If you want to stay in Sedona, you’re in luck, because the number of hotels here is unprecedented. Depending on your princess level, you can find hotels from $80 to $830 a night. While this place is magical and mystical, that also means it’s heavily trafficked with tourists, New Age groupies, and those into mystical healing stuff. The hotels look at them with dollar signs in their eyes, ready to take advantage of that. It is also a mecca for desert lovers, who want to be pampered while surrounded by the epicness of the surrounding rocks, and the resorts are certainly ready to deliver.
Full discretion, while I absolutely love Sedona and think it’s literally a magical place, this trip to Sedona was hampered a bit by the fact that I was not supposed to go to Sedona this time. I didn’t make a 9-hour drive to my friends’ sisters’ cabin in Munds Park (7 hours to Phoenix due to an overturned semi-truck and then 2 hours north to Munds Park) to visit Sedona. Nonetheless, our fate was completely out of our hands when our planned trip to the Grand Canyon ended, after the weather decided to be a freak and snow/sleet/rain/ice when it was almost June.
While it seemed that the entire area of Northern Arizona was getting smashed with an oddly late winter storm, Sedona seemed to be one of the least-hit areas. It still got hit with some rain, but it was slight, and thankfully there wasn’t any snow or ice. Combine that with its beauty and amazing hiking trails, and Sedona was quickly picked as option #2.
We chose Bell Rock and Courthouse Butte simply because we both had hiked there before, so we sorta kinda knew the territory, and you want to be somewhere you know if the weather turns bad. I’m pretty sure I included this in my first Sedona blog, but in case I didn’t or if you didn’t read that one, you must pay to park at this trail. Maps online will tell you that you don’t, but when we got there, there was a big sign right near the entrance that said a pass was required. If you don’t have an annual Arizona park pass, you will have to go to one of the various locations in Sedona or Oak Creek to obtain a day pass. These locations are easily found on Google.
Last time I was at Sedona I did the Courthouse Butte trail, which begins easy enough but turns into a hillier and rockier trail.

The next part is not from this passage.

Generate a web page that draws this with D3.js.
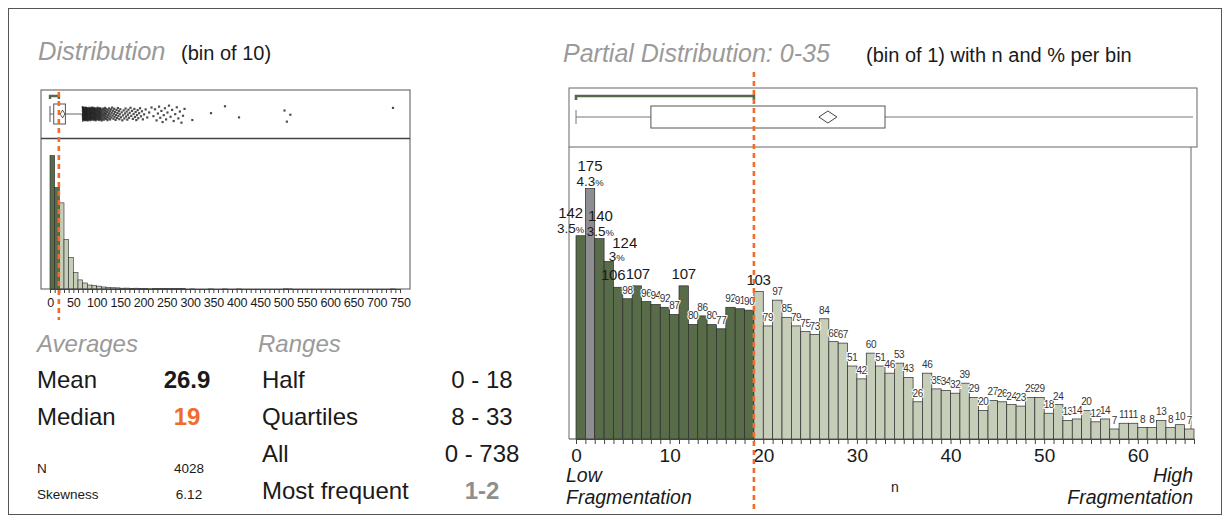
<!DOCTYPE html>
<html>
<head>
<meta charset="utf-8">
<script src="https://cdn.jsdelivr.net/npm/d3@7"></script>
<style>
  body { margin: 0; background: #fff; }
  svg { display: block; font-family: "Liberation Sans", Arial, Helvetica, sans-serif; }
</style>
</head>
<body>
<svg id="chart" width="1230" height="523"></svg>
<script>
// ---- data -------------------------------------------------------------
// counts per unit bin (n = 0 .. 65)
const partialCounts = [142,175,140,124,106,98,107,96,94,92,87,107,80,86,80,77,92,91,90,103,
  79,97,85,79,75,73,84,68,67,51,42,60,51,46,53,43,26,46,35,34,
  32,39,29,20,27,26,24,23,29,29,18,24,13,14,20,12,14,7,11,11,
  8,8,13,8,10,7];
const partialPctText = ["3.5","4.3","3.5","3"];
const partialTicks = [0,10,20,30,40,50,60];

// counts per bin of 10 (0-10, 10-20, ... 740-750)
const distCounts = [1174,893,758,436,278,144,80,53,35,30,25,18,14,11,10,7,8,6,7,5,
  3,2,3,4,4,3,3,3,3,0,1,0,0,0,1,0,0,1,0,0,
  1,0,0,0,0,0,0,0,0,0,2,1,0,0,0,0,0,0,0,0,
  0,0,0,0,0,0,0,0,0,0,0,0,0,1,0];
const distTicks = d3.range(0, 751, 50);

const quartiles = [8, 33];
const medianValue = 19;
const meanValue = 26.9;
const halfRange = [0, 18];
const modeBin = 1;
const fullRange = [0, 738];

const averageNames = ["Mean", "Median"];
const averageValues = ["26.9", "19"];
const countNames = ["N", "Skewness"];
const countValues = ["4028", "6.12"];
const rangeNames = ["Half", "Quartiles", "All", "Most frequent"];
const rangeValues = ["0 - 18", "8 - 33", "0 - 738", "1-2"];

// ---- styles -----------------------------------------------------------
const DARK = "#586c49", LIGHT = "#c6cdb8", MODE = "#8d8d92";
const BAR_STROKE = "#2b2b2b", ORANGE = "#ef6c2c", BRACKET = "#56684a";
const TITLE_GREY = "#9a9a9a", INK = "#1a1a1a";

const svg = d3.select("#chart");
const iqr = quartiles[1] - quartiles[0];
const whiskerHi = quartiles[1] + 1.5 * iqr;

// outer border
svg.append("rect").attr("x", 8.5).attr("y", 8.5).attr("width", 1213).attr("height", 506)
  .attr("fill", "none").attr("stroke", "#555").attr("stroke-width", 1);

function text(g, x, y, s, opts = {}) {
  return g.append("text").attr("x", x).attr("y", y).text(s)
    .attr("font-size", opts.size || 14)
    .attr("font-style", opts.italic ? "italic" : null)
    .attr("font-weight", opts.bold ? "bold" : null)
    .attr("fill", opts.color || INK)
    .attr("text-anchor", opts.anchor || "start");
}

// ---- left panel: full distribution --------------------------------------
const L = { x0: 41, x1: 410, top: 90, split: 138.5, base: 289, boxY: 114 };
const xD = d3.scaleLinear().domain([0, 750]).range([50, 400]);
const yD = d3.scaleLinear().domain([0, 1324]).range([L.base, L.split]);
const left = svg.append("g");

text(left, 38, 60, "Distribution", { size: 25.5, italic: true, color: TITLE_GREY });
text(left, 181, 60, "(bin of 10)", { size: 20 });

left.append("g").selectAll("rect").data(distCounts).join("rect")
  .attr("x", (d, i) => xD(i * 10))
  .attr("y", d => yD(d))
  .attr("width", (d, i) => xD(i * 10 + 10) - xD(i * 10))
  .attr("height", d => L.base - yD(d))
  .attr("fill", (d, i) => i * 10 < medianValue ? DARK : LIGHT)
  .attr("stroke", BAR_STROKE).attr("stroke-width", 0.6);

left.append("rect").attr("x", L.x0).attr("y", L.top).attr("width", L.x1 - L.x0).attr("height", L.base - L.top)
  .attr("fill", "none").attr("stroke", "#555").attr("stroke-width", 1);
left.append("line").attr("x1", L.x0).attr("x2", L.x1).attr("y1", L.split).attr("y2", L.split)
  .attr("stroke", "#444").attr("stroke-width", 1.4);

const axD = d3.axisBottom(xD).tickValues(d3.range(0, 751, 10)).tickSize(4).tickSizeOuter(0)
  .tickFormat(d => distTicks.includes(d) ? d : "");
const gAxD = left.append("g").attr("transform", `translate(0,${L.base})`).call(axD);
gAxD.select(".domain").attr("stroke", "#444");
gAxD.selectAll(".tick line").attr("stroke", "#444");
gAxD.selectAll(".tick text").attr("font-size", 12.5).attr("fill", INK).attr("dy", "0.9em")
  .attr("letter-spacing", -0.2)
  .attr("font-family", "Liberation Sans, Arial, sans-serif");

// box plot strip
const bL = left.append("g");
const lowerWhisker = fullRange[0];
const upperWhisker = Math.min(whiskerHi,
  d3.max(distCounts.flatMap((c, i) => c > 0 ? [i * 10 + 10] : []).filter(v => v <= whiskerHi)));
bL.append("line").attr("x1", xD(lowerWhisker)).attr("x2", xD(quartiles[0])).attr("y1", L.boxY).attr("y2", L.boxY).attr("stroke", "#666");
bL.append("line").attr("x1", xD(quartiles[1])).attr("x2", xD(upperWhisker)).attr("y1", L.boxY).attr("y2", L.boxY).attr("stroke", "#666");
[lowerWhisker, upperWhisker].forEach(v =>
  bL.append("line").attr("x1", xD(v)).attr("x2", xD(v)).attr("y1", L.boxY - 8).attr("y2", L.boxY + 8).attr("stroke", "#555"));

// individual values beyond the upper whisker, spread inside their bins
const outliers = [];
distCounts.forEach((c, i) => {
  const start = i * 10;
  if (start + 10 <= whiskerHi) return;
  for (let j = 0; j < c; j++) outliers.push({ v: start + (j + 0.5) / c * 10, k: outliers.length });
});
bL.append("g").selectAll("rect").data(outliers).join("rect")
  .attr("x", d => xD(d.v) - 1.1)
  .attr("y", d => L.boxY - 1.1 + ((d.k * 0.618034) % 1 - 0.5) * (d.v < 220 ? 13 : 18))
  .attr("width", 2.2).attr("height", 2.2)
  .attr("fill", "#222").attr("fill-opacity", 0.8);

bL.append("rect").attr("x", xD(quartiles[0])).attr("y", L.boxY - 10)
  .attr("width", xD(quartiles[1]) - xD(quartiles[0])).attr("height", 20)
  .attr("fill", "#fff").attr("stroke", "#555").attr("stroke-width", 1);
bL.append("path").attr("d", d3.symbol(d3.symbolDiamond, 18)())
  .attr("transform", `translate(${xD(meanValue)},${L.boxY})`)
  .attr("fill", "#fff").attr("stroke", "#333").attr("stroke-width", 0.8);
bL.append("path")
  .attr("d", `M${xD(halfRange[0])},99V96H${xD(halfRange[1] + 1)}V99`)
  .attr("fill", "none").attr("stroke", BRACKET).attr("stroke-width", 2.4);

left.append("line").attr("x1", xD(medianValue)).attr("x2", xD(medianValue)).attr("y1", 92).attr("y2", 320)
  .attr("stroke", ORANGE).attr("stroke-width", 2.6).attr("stroke-dasharray", "5,4");

// ---- summary tables ---------------------------------------------------------
const st = svg.append("g");
text(st, 37, 352, "Averages", { size: 24, italic: true, color: TITLE_GREY });
averageNames.forEach((s, i) => {
  text(st, 37, 388 + i * 37, s, { size: 24 });
  text(st, 187, 388 + i * 37, averageValues[i], { size: 24, bold: true, anchor: "middle", color: i === 1 ? ORANGE : INK });
});
countNames.forEach((s, i) => {
  text(st, 37, 473 + i * 26, s, { size: 13.5 });
  text(st, 189, 473 + i * 26, countValues[i], { size: 13.5, anchor: "middle" });
});
text(st, 258, 352, "Ranges", { size: 24, italic: true, color: TITLE_GREY });
rangeNames.forEach((s, i) => {
  text(st, 262, 388 + i * 37, s, { size: 24 });
  const last = i === rangeNames.length - 1;
  text(st, 482, 388 + i * 37, rangeValues[i], { size: 24, anchor: "middle", bold: last, color: last ? "#8f8f8f" : INK });
});

// ---- right panel: partial distribution, bin of 1 --------------------------
const R = { x0: 569, x1: 1191, boxRight: 1197, top: 88, split: 147, base: 439, boxY: 117 };
const nBins = partialCounts.length;
const xP = d3.scaleLinear().domain([0, nBins]).range([576, 1194]);
const yP = d3.scaleLinear().domain([0, 204]).range([R.base, R.split]);
const right = svg.append("g");

text(right, 563, 62, "Partial Distribution: 0-35", { size: 25, italic: true, color: TITLE_GREY });
text(right, 866, 62, "(bin of 1) with n and % per bin", { size: 20 });

right.append("rect").attr("x", R.x0).attr("y", R.top).attr("width", R.boxRight - R.x0).attr("height", R.split - R.top)
  .attr("fill", "none").attr("stroke", "#666").attr("stroke-width", 1);
right.append("line").attr("x1", R.x0).attr("x2", R.x0).attr("y1", R.split).attr("y2", R.base).attr("stroke", "#666");
right.append("line").attr("x1", R.x1).attr("x2", R.x1).attr("y1", R.split).attr("y2", R.base).attr("stroke", "#666");

right.append("g").selectAll("rect").data(partialCounts).join("rect")
  .attr("x", (d, i) => xP(i))
  .attr("y", d => yP(d))
  .attr("width", (d, i) => xP(i + 1) - xP(i))
  .attr("height", d => R.base - yP(d))
  .attr("fill", (d, i) => i === modeBin ? MODE : (i < medianValue ? DARK : LIGHT))
  .attr("stroke", BAR_STROKE).attr("stroke-width", 0.7);

const axP = d3.axisBottom(xP).tickValues(d3.range(0, nBins + 1)).tickSize(5).tickSizeOuter(0)
  .tickFormat(d => partialTicks.includes(d) ? d : "");
const gAxP = right.append("g").attr("transform", `translate(0,${R.base})`).call(axP);
gAxP.select(".domain").attr("stroke", "#444");
gAxP.selectAll(".tick line").attr("stroke", "#444");
gAxP.selectAll(".tick text").attr("font-size", 19).attr("fill", INK).attr("dy", "0.8em")
  .attr("font-family", "Liberation Sans, Arial, sans-serif");
right.append("line").attr("x1", R.x0).attr("x2", xP(0)).attr("y1", R.base).attr("y2", R.base).attr("stroke", "#444");

// value labels; a few are shifted sideways so that neighbours stay readable
const labelNudge = { 0: -10, 2: 1, 3: 16, 4: -5, 6: 1 };
const pctNudge = { 3: -8 };
const labelGap = { 3: 13 };
const labels = right.append("g");
partialCounts.forEach((c, i) => {
  const cx = (xP(i) + xP(i + 1)) / 2 + (labelNudge[i] || 0);
  const top = yP(c);
  const big = c >= 100;
  if (i < partialPctText.length) {
    const pctBase = top - (i === 3 ? 1 : 3);
    const t = labels.append("text").attr("x", cx + (pctNudge[i] || 0)).attr("y", pctBase).attr("text-anchor", "middle")
      .attr("font-size", 13.5).attr("fill", INK);
    t.append("tspan").text(partialPctText[i]);
    t.append("tspan").text("%").attr("font-size", 9.5);
    text(labels, cx, pctBase - (labelGap[i] || 14.5), c, { size: 15, anchor: "middle" });
  } else {
    labels.append("text").attr("x", cx).attr("y", top - (big ? 7 : 5)).text(c)
      .attr("text-anchor", "middle").attr("font-size", big ? 15 : 10)
      .attr("letter-spacing", big ? -0.3 : -0.4)
      .attr("fill", big ? INK : "#333")
      .attr("stroke", "#fff").attr("stroke-width", big ? 0 : 2.2).attr("paint-order", "stroke");
  }
});

// box plot strip
const bR = right.append("g");
bR.append("line").attr("x1", xP(0)).attr("x2", Math.min(xP(whiskerHi), R.boxRight - 4))
  .attr("y1", R.boxY).attr("y2", R.boxY).attr("stroke", "#777");
bR.append("line").attr("x1", xP(0)).attr("x2", xP(0)).attr("y1", R.boxY - 7).attr("y2", R.boxY + 7).attr("stroke", "#777");
bR.append("rect").attr("x", xP(quartiles[0])).attr("y", R.boxY - 11)
  .attr("width", xP(quartiles[1]) - xP(quartiles[0])).attr("height", 22)
  .attr("fill", "#fff").attr("stroke", "#555").attr("stroke-width", 1);
bR.append("path").attr("d", `M${xP(meanValue) - 9},${R.boxY}l9,-6l9,6l-9,6z`)
  .attr("fill", "#fff").attr("stroke", "#444").attr("stroke-width", 1);
bR.append("path")
  .attr("d", `M${xP(halfRange[0])},100V96H${xP(halfRange[1] + 1)}V100`)
  .attr("fill", "none").attr("stroke", BRACKET).attr("stroke-width", 2.6);

right.append("line").attr("x1", xP(medianValue)).attr("x2", xP(medianValue)).attr("y1", 72).attr("y2", 512)
  .attr("stroke", ORANGE).attr("stroke-width", 2.6).attr("stroke-dasharray", "5,4");

text(right, 566, 482, "Low", { size: 19.5, italic: true });
text(right, 566, 504, "Fragmentation", { size: 19.5, italic: true });
text(right, 1193, 482, "High", { size: 19.5, italic: true, anchor: "end" });
text(right, 1193, 504, "Fragmentation", { size: 19.5, italic: true, anchor: "end" });
text(right, 895, 492, "n", { size: 14, anchor: "middle" });
</script>
</body>
</html>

Both my friend and I were still pretty sore and worn-out from our previous day of hiking (I ended up doing a total of 8.57 miles that day), so we wanted to take it easy. I didn’t get to do the Bell Rock Pathway last time I was there, so we gave that a whirl.
This quickly turned into a regrettable moment because almost immediately the Bell Rock Pathway became very rocky, tumultuous, and required a lot of energy. It’s not that it was difficult, just that we were too tired for it, plus it was rainy and wet, and the rocks were very slippery.
We got almost about ½ a mile in and turned around, deciding to walk along the Courthouse Butte Trail until it became rocky.
When you get to the point of the Courthouse Butte Trail that becomes rocky and hilly, there is another trail that splinters off called the Baby Bell Trail. I really liked this trail because it had enough variation to be interesting, gave a great lookout point to the Sedona desert, had rocks you could climb (if you chose), and went in a loop so there was no getting lost. If you cut across the rocks, the trail is about 2 miles long; however, it can go much longer. I highly suggest it.
Even though I have been twice, there is still so much to see and experience here, that I must go back. I’ve never given a lot of thought to vortexes, ley lines, and all that other natural geographical phenomenon stuff, but Sedona started to change my mind. I really do feel that I left a piece of my heart and soul there, and not because Sedona “took it”, but because I purposely left it there… guaranteeing that I must come back and retrieve it.